- Born: September 29, 1850 England
- Died: June 3, 1948 (aged 97) Burbank, California, US
- Military career
- Allegiance: United States
- Branch: United States Navy
- Service years: c. 1864–1912
- Rank: Seaman First Class
- Unit: USS Kansas
- Awards: Medal of Honor

= Austin Denham =

United States Medal of Honor recipient

Austin Denham (September 29, 1850 – June 3, 1948) was a United States Navy sailor and a recipient of the United States military's highest decoration, the Medal of Honor.

==Biography==
Born on September 29, 1850, in England, Denham immigrated to the United States at age 12. He lived in New York City and enlisted in the Navy as soon as he was old enough. By April 12, 1872, he was serving as a seaman on the . On that day, he helped rescue several men who were in danger of drowning after their boat capsized in heavy surf.
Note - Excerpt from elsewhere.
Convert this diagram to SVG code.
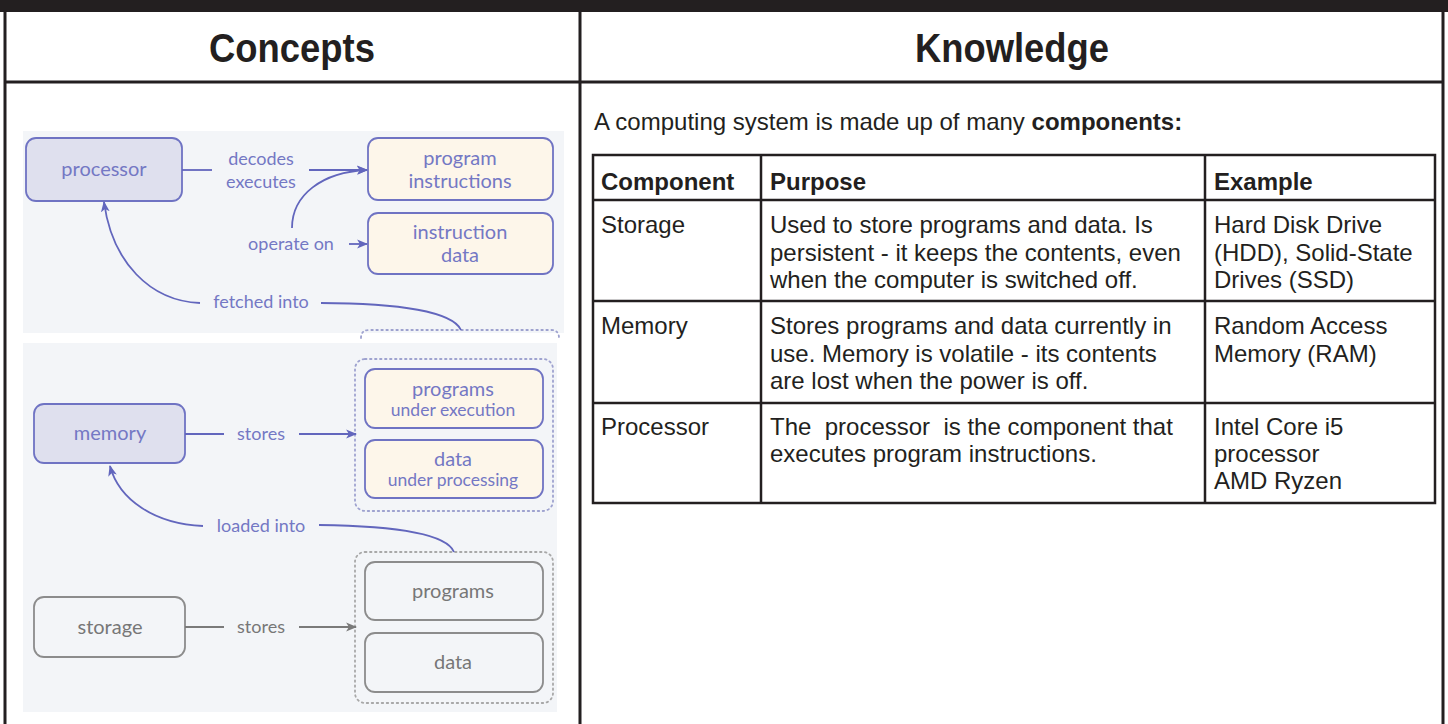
<svg xmlns="http://www.w3.org/2000/svg" width="1448" height="724" viewBox="0 0 1448 724">
<defs>
<style>
.frame{stroke:#231f20;stroke-width:3;fill:none}
.hdr{font-family:"Liberation Sans",Arial,sans-serif;font-weight:bold;font-size:41px;fill:#231f20;text-anchor:middle}
.tx{font-family:"Liberation Sans",Arial,sans-serif;font-size:24px;fill:#231f20}
.tb{font-family:"Liberation Sans",Arial,sans-serif;font-size:24px;font-weight:bold;fill:#231f20}
.grid{stroke:#231f20;stroke-width:2.5;fill:none}
.panel{fill:#f3f5f8}
.pbox{fill:#dfe0ee;stroke:#6f73c3;stroke-width:1.8}
.cbox{fill:#fdf6ea;stroke:#6f73c3;stroke-width:1.8}
.gbox{fill:none;stroke:#8c8c8c;stroke-width:1.8}
.dot{fill:none;stroke:#9ea2cf;stroke-width:1.8;stroke-dasharray:1.5 3.5;stroke-linecap:round}
.gdot{fill:none;stroke:#a8a8a8;stroke-width:1.8;stroke-dasharray:1.5 3.5;stroke-linecap:round}
.pl{fill:none;stroke:#6266bd;stroke-width:1.8}
.gl{fill:none;stroke:#7a7a7a;stroke-width:1.8}
.pt{font-family:Lato,"Open Sans",sans-serif;font-size:20px;fill:#7478c4;text-anchor:middle}
.pu{font-family:Lato,"Open Sans",sans-serif;font-size:17.5px;fill:#7478c4;text-anchor:middle}
.ps{font-family:Lato,"Open Sans",sans-serif;font-size:18px;fill:#7478c4;text-anchor:middle}
.gt{font-family:Lato,"Open Sans",sans-serif;font-size:20px;fill:#777;text-anchor:middle}
.gs{font-family:Lato,"Open Sans",sans-serif;font-size:18px;fill:#777;text-anchor:middle}
</style>
<marker id="ap" viewBox="0 0 10 10" refX="9" refY="5" markerWidth="11" markerHeight="11" markerUnits="userSpaceOnUse" orient="auto">
<path d="M0,1 L10,5 L0,9 L2.5,5 Z" fill="#6266bd"/>
</marker>
<marker id="ag" viewBox="0 0 10 10" refX="9" refY="5" markerWidth="11" markerHeight="11" markerUnits="userSpaceOnUse" orient="auto">
<path d="M0,1 L10,5 L0,9 L2.5,5 Z" fill="#7a7a7a"/>
</marker>
</defs>
<rect x="0" y="0" width="1448" height="724" fill="#ffffff"/>
<g id="frame">
<rect x="0" y="0" width="1448" height="12" fill="#231f20"/>
<line class="frame" x1="5" y1="10" x2="5" y2="724"/>
<line class="frame" x1="1443" y1="10" x2="1443" y2="724"/>
<line class="frame" x1="580" y1="10" x2="580" y2="724"/>
<line class="frame" x1="4" y1="82" x2="1444" y2="82"/>
<text class="hdr" x="292" y="62" textLength="166" lengthAdjust="spacingAndGlyphs">Concepts</text>
<text class="hdr" x="1012" y="62" textLength="194" lengthAdjust="spacingAndGlyphs">Knowledge</text>
</g>
<g id="panels">
<rect class="panel" x="23" y="131" width="541" height="202"/>
<rect class="panel" x="23" y="343" width="534" height="369"/>
</g>
<g id="processor"><rect class="pbox" x="26" y="138" width="156" height="63" rx="10"/><text class="pt" x="104" y="176">processor</text></g>
<g id="program-instructions"><rect class="cbox" x="368" y="138" width="185" height="62" rx="10"/><text class="pt" x="460" y="165">program</text><text class="pt" x="460" y="188">instructions</text></g>
<g id="instruction-data"><rect class="cbox" x="368" y="213" width="185" height="61" rx="10"/><text class="pt" x="460" y="239">instruction</text><text class="pt" x="460" y="262">data</text></g>
<g id="memory-contents-top"><path class="dot" d="M361,338 Q361,330 369,330 L551,330 Q559,330 559,338"/></g>
<g id="memory"><rect class="pbox" x="34" y="404" width="151" height="59" rx="10"/><text class="pt" x="110" y="440">memory</text></g>
<g id="memory-contents"><rect class="dot" x="355" y="359" width="198" height="152" rx="10"/></g>
<g id="programs-under-execution"><rect class="cbox" x="365" y="369" width="178" height="59" rx="10"/><text class="pt" x="453" y="396">programs</text><text class="pu" x="453" y="416">under execution</text></g>
<g id="data-under-processing"><rect class="cbox" x="365" y="440" width="178" height="58" rx="10"/><text class="pt" x="453" y="466">data</text><text class="pu" x="453" y="486">under processing</text></g>
<g id="storage"><rect class="gbox" x="34" y="597" width="151" height="60" rx="10"/><text class="gt" x="110" y="634">storage</text></g>
<g id="storage-contents"><rect class="gdot" x="355" y="552" width="198" height="151" rx="10"/></g>
<g id="programs"><rect class="gbox" x="365" y="562" width="178" height="58" rx="10"/><text class="gt" x="453" y="598">programs</text></g>
<g id="data"><rect class="gbox" x="365" y="633" width="178" height="59" rx="10"/><text class="gt" x="453" y="669">data</text></g>
<g id="connectors">
<line class="pl" x1="182" y1="170" x2="212" y2="170"/>
<text class="ps" x="261" y="165">decodes</text>
<text class="ps" x="261" y="188">executes</text>
<path class="pl" d="M309,170 L367,170" marker-end="url(#ap)"/>
<path class="pl" d="M292,228 C292,195 322,172 367,170" marker-end="url(#ap)"/>
<text class="ps" x="291" y="250">operate on</text>
<path class="pl" d="M349,244 L367,244" marker-end="url(#ap)"/>
<path class="pl" d="M200,303 C150,301 112,262 104,202" marker-end="url(#ap)"/>
<text class="ps" x="261" y="308">fetched into</text>
<path class="pl" d="M321,303 C400,303 453,312 461,330"/>
<line class="pl" x1="185" y1="434" x2="224" y2="434"/>
<text class="ps" x="261" y="440">stores</text>
<path class="pl" d="M299,434 L356,434" marker-end="url(#ap)"/>
<path class="pl" d="M203,526 C155,524 119,500 110,466" marker-end="url(#ap)"/>
<text class="ps" x="261" y="532">loaded into</text>
<path class="pl" d="M319,525 C400,526 447,535 454,552"/>
<line class="gl" x1="185" y1="627" x2="224" y2="627"/>
<text class="gs" x="261" y="633">stores</text>
<path class="gl" d="M299,627 L356,627" marker-end="url(#ag)"/>
</g>
<g id="knowledge">
<text class="tx" x="594" y="130">A computing system is made up of many <tspan font-weight="bold">components:</tspan></text>
<rect class="grid" x="593" y="155" width="842" height="348"/>
<line class="grid" x1="761" y1="155" x2="761" y2="503"/>
<line class="grid" x1="1205" y1="155" x2="1205" y2="503"/>
<line class="grid" x1="593" y1="200" x2="1435" y2="200"/>
<line class="grid" x1="593" y1="301" x2="1435" y2="301"/>
<line class="grid" x1="593" y1="403" x2="1435" y2="403"/>
<text class="tb" x="601" y="190">Component</text>
<text class="tb" x="770" y="190">Purpose</text>
<text class="tb" x="1214" y="190">Example</text>
<text class="tx" x="601" y="233">Storage</text>
<text class="tx" x="770" y="233">Used to store programs and data. Is</text>
<text class="tx" x="770" y="261">persistent - it keeps the contents, even</text>
<text class="tx" x="770" y="288">when the computer is switched off.</text>
<text class="tx" x="1214" y="233">Hard Disk Drive</text>
<text class="tx" x="1214" y="261">(HDD), Solid-State</text>
<text class="tx" x="1214" y="288">Drives (SSD)</text>
<text class="tx" x="601" y="334">Memory</text>
<text class="tx" x="770" y="334">Stores programs and data currently in</text>
<text class="tx" x="770" y="362">use. Memory is volatile - its contents</text>
<text class="tx" x="770" y="389">are lost when the power is off.</text>
<text class="tx" x="1214" y="334">Random Access</text>
<text class="tx" x="1214" y="362">Memory (RAM)</text>
<text class="tx" x="601" y="435">Processor</text>
<text class="tx" x="770" y="435" xml:space="preserve">The  processor  is the component that</text>
<text class="tx" x="770" y="462">executes program instructions.</text>
<text class="tx" x="1214" y="435">Intel Core i5</text>
<text class="tx" x="1214" y="462">processor</text>
<text class="tx" x="1214" y="489">AMD Ryzen</text>
</g>
</svg>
For this action, he was awarded the Medal of Honor three months later, on July 9, 1872.

The men who drowned were
Commander Alexander Foster Crosman, commanding expedition, his body not recovered
Master Alfred Foree, attached to the Kansas, his body not recovered
Cockswain William Walker, attached to the Kansas, his body not recovered
Ordinary Seaman Emil Birgfield, attached to the Kansas, his body not recovered
Ordinary Seaman William Arkwright, attached to the Kansas, his body not recovered
Ordinary Seaman James Eley, attached to the Kansas, his body recovered on April 13, 1872

Denham's official Medal of Honor citation reads:
On board the U.S.S. Kansas near Greytown, Nicaragua, 12 April 1872. Displaying great coolness and self-possession at the time Comdr. A. F. Crosman and others were drowned, Denham, by heroism and personal exertion, prevented greater loss of life.

Denham retired from the Navy in 1912 as a seaman first class, after a 48-year career. He died in Burbank, California, on June 3, 1948, of a heart attack. Aged 97 at his death, he was the oldest living Medal of Honor recipient at the time.